Em março de 2016, a JBS anunciou as novas bandeiras: Reserva Friboi, para carnes selecionadas e com cortes diferenciados; Maturatta Friboi, para churrasco; Do Chef Friboi, para o mercado de food service; e Angus Friboi, produto premium com cortes certificados pela associação de criadores de gado Angus. A marca guarda-chuva Friboi, mantida, ganhou nova identidade visual.

A Angelus, empresa brasileira de soluções de odontologia fundada em 1994, recorreu à ferramenta quando se preparava para estrear no mercado B2B com uma linha de clareador dental para uso profissional e kit para continuidade do tratamento pelo paciente em casa.

Com dados obtidos em pesquisas de campo com distribuidores, em entrevistas feitas com dentistas e distribuidores de produtos odontológicos e em estudos de mercado, a ferramenta surpreendeu Roberto Alcântara, presidente da Angelus. “Muitas de nossas impressões e conceitos não batiam com a realidade”, relembra. “Um exemplo foi o atributo funcional de ‘dessensibilização’; seu peso mostrou ser muito maior que o esperado.”

Isso fez a empresa voltar ao laboratório para aperfeiçoar a fórmula química do produto. Ela ainda reorganizou o modelo de vendas e desenvolveu embalagens mais inovadoras, em especial para o tratamento continuado em casa. E decidiu buscar o mercado internacional, além do doméstico.

A Flow Executive Finders, empresa de seleção de executivos, foi um caso diferente: pouco tempo depois de iniciar operações, em 2011, quis refinar seu modelo
de negócio.

Para isso, fez três pesquisas: uma de dados secundários com fontes especializadas, uma quantitativa com mais de 130 executivos (entre CEOs, CFOs e gestores de RH de empresas médias e grandes, nacionais e internacionais) e entrevistas qualitativas com cerca de cem executivos contratados pelo método de executive search.

Descobriu que só 18% dos candidatos consideravam os players do setor profissionais, competentes e eficientes e que apenas 27% haviam desenvolvido um relacionamento com seus headhunters. Dados como esses, inseridos na ferramenta, permitiram à Flow buscar um posicionamento novo. “Ao compreendemos como nossa marca seria percebida, nos diferenciamos”, diz Luiz Gustavo Mariano, sócio-fundador.
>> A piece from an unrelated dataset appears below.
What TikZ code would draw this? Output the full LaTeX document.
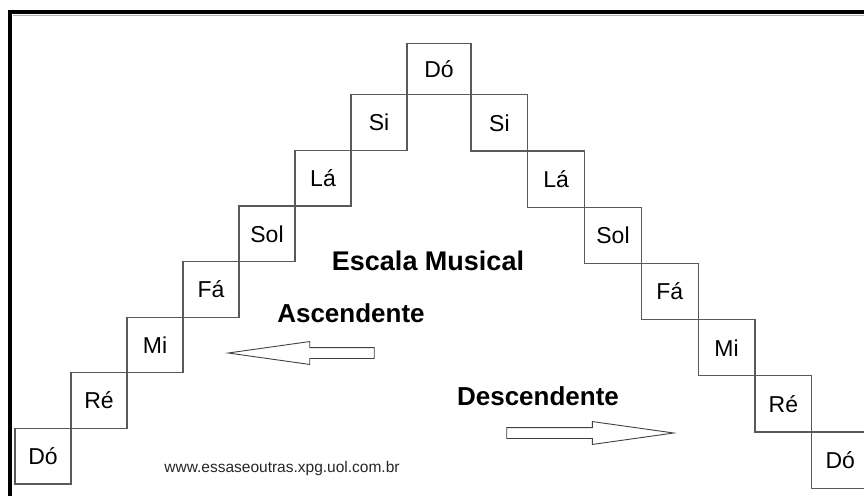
\documentclass[tikz,border=0pt]{standalone}
\usepackage{fontspec}
\setmainfont{Liberation Sans}
\usetikzlibrary{shapes.arrows,positioning}

\begin{document}
\begin{tikzpicture}[x=1pt,y=-1pt]
\tikzset{NOTE/.style={draw=black!65,line width=1.2pt,rectangle,text centered,inner sep=0pt,outer sep=0pt,font=\fontsize{23}{25}\selectfont}}
\tikzset{UP STEP/.style={NOTE,minimum width=56pt,minimum height=55.6pt,anchor=south west}}
\tikzset{DOWN STEP/.style={NOTE,minimum width=56.8pt,minimum height=56.2pt,anchor=north west}}
\tikzset{TITLE/.style={font=\fontsize{26}{30}\selectfont\bfseries}}
\tikzset{WEB/.style={font=\fontsize{15.5}{18}\selectfont,text=black!85}}
\tikzset{DIRECTION/.style={draw=black!75,line width=0.9pt,single arrow,single arrow head extend=6pt,single arrow tip angle=16,inner xsep=0pt,inner ysep=5pt,minimum height=146pt,anchor=tip}}
\tikzset{FRAME/.style={line width=4pt,line join=miter}}

\useasboundingbox (0,0) rectangle (864,495);

% moldura
\draw[black!30,line width=1.2pt] (13,15.5) -- (870,15.5);
\draw[FRAME] (10,505) -- (10,12) -- (875,12);

% escada que sobe
\node[UP STEP] (up0) at (15,484) {Dó};
\foreach \name [count=\i, remember=\i as \j (initially 0)] in {Ré,Mi,Fá,Sol,Lá,Si}
  \node[UP STEP] (up\i) at (up\j.north east) {\name};

\node[NOTE,minimum width=64pt,minimum height=51pt,anchor=south west] (top) at (up6.north east) {Dó};

% escada que desce
\node[DOWN STEP] (down0) at (top.south east) {Si};
\foreach \name [count=\i, remember=\i as \j (initially 0)] in {Lá,Sol,Fá,Mi,Ré,Dó}
  \node[DOWN STEP] (down\i) at (down\j.south east) {\name};

\node[TITLE,font=\fontsize{27}{30}\selectfont\bfseries] (title) at (428,261) {Escala Musical};
\node[TITLE] (asc) at (351,313) {Ascendente};
\node[TITLE] (desc) at (538,396) {Descendente};

\node[DIRECTION,shape border rotate=180] (asc arrow) at (225,353) {};
\node[DIRECTION,minimum height=167pt] (desc arrow) at (677,433) {};

\node[WEB] (site) at (282,468) {www.essaseoutras.xpg.uol.com.br};

\end{tikzpicture}
\end{document}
“Ao compreendemos como nossa marca seria percebida, nos diferenciamos”
Luiz Gustavo Mariano, sócio-fundador da Flow Executive Finders

Faça você mesmo

Você pode fazer uso de nossa ferramenta de maneira prática e intuitiva utilizando apenas um flip chart, ou algumas folhas de sulfite. Basta desenvolver seus próprios vetores, como no gráfico apresentado, com o conhecimento que tem acerca do mercado onde sua empresa está (ou pretender estar, um dia) e, a partir disso, decidir sobre seu posicionamento.

Por exemplo, imagine que sua empresa fosse uma fabricante local de calçados esportivos e desejasse, um ano atrás, com vistas às vendas na Olimpíada Rio 2016, reposicionar seus tênis de corrida no mercado disputado com outras 19 concorrentes, com o objetivo de ganhar maior visibilidade.

A primeira coisa a fazer teria sido montar o eixo vertical com o preço ao consumidor dos modelos de tênis, que variam entre R$ 150 e R$ 850: você dividiria o eixo em cinco diferentes faixas de apreçamento.

Em seguida, você estabeleceria o atributo que desejasse comparar entre sua marca e as outras 19 – por exemplo, o sistema de amortecimento – e colocaria, no eixo horizontal, suas variações – com sistema em todo o solado, com sistema só no calcanhar e sem sistema (somente EVA – etileno vinil acetato).

Note que você certamente teria essas informações e dados à mão, ou na memória de seus vendedores ou por conta de pesquisas de mercado.

Cruzando os preços com os atributos, você logo descobriria onde estavam os espaços mais e menos ocupados no mercado em relação ao sistema de amortecimento. Se seguisse o mesmo procedimento com outros atributos que julgasse relevantes, mantendo as mesmas faixas de apreçamento, em poucas horas encontraria o lugar que sua marca poderia passar a ocupar, evitando os espaços superpovoados e rumando para as lacunas à esperava de serem exploradas.

Acabou a Olimpíada e, se você é fabricante de calçados esportivos ou de qualquer outro produto ou serviço, meu conselho é que refaça essa análise em frequência compatível com o dinamismo de seu segmento. É necessário sempre atualizar as informações – se possível, fazendo sua equipe captála in loco -, porque os concorrentes se movimentam constantemente e novos players surgem a cada dia. (É bem capaz que seu novo maior concorrente tenha acabado de entrar no mercado, inclusive).

Repita a análise com seus outros produtos – outro tênis e talvez roupas e acessórios, no caso hipotético tratado – e explore cada diferencial competitivo que puder encontrar.